Continuiamo in questo numero la lettura della Sacrosanctum Concilium, la Costituzione sulla liturgia del Concilio Vaticano II, che abbiamo inaugurato la scorsa settimana, con l’intento di riflettere con semplicità sul senso e l’importanza che la liturgia ha nella vita della Chiesa e dunque di ogni cristiano. Già precedentemente abbiamo accennato a come la liturgia è l’azione con la quale la Chiesa continua ad attuare l’opera della redenzione.
Questa settimana ripartiamo da qui, facendo riferimento ai primi numeri della Costituzione sulla liturgia. È chiaro per l’assise conciliare che celebrare significa attuare l’opera salvifica di Dio, “il quale vuole che tutti gli uomini siano salvati” (1Tm 2,4). Opera che ha avuto il suo inizio fin dalle origini e ha trovato il suo culmine nel Cristo: Gesù Cristo infatti “porta a compimento l’opera di salvezza affidatagli dal Padre” (Dei Verbum, n. 4).
Dal costato trafitto di Cristo è poi “scaturito il mirabile sacramento di tutta la Chiesa” (SC, n. 5), per questo – continua la Costituzione sulla liturgia, al numero 6 – Cristo ha inviato gli apostoli per annunciare e attuare l’opera della redenzione. Già questo basterebbe per comprendere la vitale importanza che la liturgia ha per il popolo di Dio: celebrare non è portare avanti il “si è sempre fatto così” o l’attenzione a un mero precetto da assolvere, ma partecipazione all’evento salvifico, operato una volta per tutte (Eb 9, 25-28), e attualizzato nel tempo “mediante il sacrificio e i sacramenti” (SC, n. 6).
Detto questo, ciò su cui vorrei soffermarmi sono due verbi utilizzati dal documento che formano un binomio indissolubile: annunciare e attuare.
Vediamo infatti che la missione data agli apostoli, e dunque alla Chiesa tutta, è annunciare l’opera della salvezza e attuarla mediante la liturgia.
Lo schema è tipicamente biblico: nell’incontro con i discepoli di Emmaus (Lc 24,13-35) il Risorto “cominciando da Mosè e da tutti i profeti spiegò loro in tutte le scritture ciò che si riferiva di lui” (v.27) e poi insieme spezzarono il pane. Ancora: dopo la Pentecoste (At 2,1-41) c’è il discorso di Pietro, che sarà seguito dal battesimo di circa tremila persone. Un ultimo esempio: la prima comunità cristiana (At 2,42-47) era “perseverante nell’insegnamento degli apostoli e nello spezzare il pane”.

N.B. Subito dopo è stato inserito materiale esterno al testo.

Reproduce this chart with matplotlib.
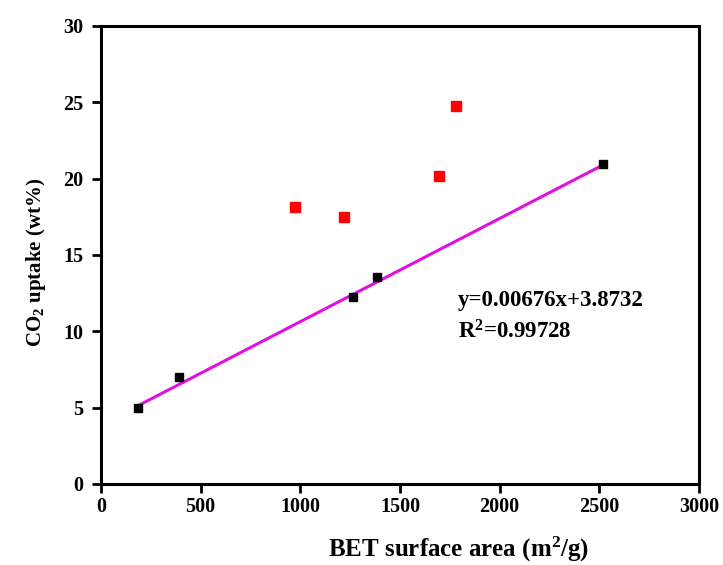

Potremo continuare a citare tanti altri racconti biblici nei quali l’annuncio e l’attuazione di questo annuncio – nello spezzare il pane come nel battesimo – sono due azioni strettamente connesse, che formano una sorta di circolo virtuoso.
Annunciare e attuare ciò che si annuncia
Per questo il documento conciliare cerca di tenere in equilibrio queste due dimensioni parlando della liturgia come azione sacra per eccellenza (SC, n.7) e fonte e culmine della vita cristiana (SC, n.10); ma al contempo sottolineando che essa non esaurisce l’agire della Chiesa (SC, n.9), perché quest’ultima è chiamata anche all’annuncio, alle opere di carità, all’apostolato, alla continua conversione della vita.
Speriamo che, in questo tempo nel quale la celebrazione comunitaria è venuta meno, il popolo di Dio non si sia focalizzato solo sull’“assenza” e abbia anche compreso che la liturgia è vitale, sì, ma non è certo l’unica azione che si può compiere.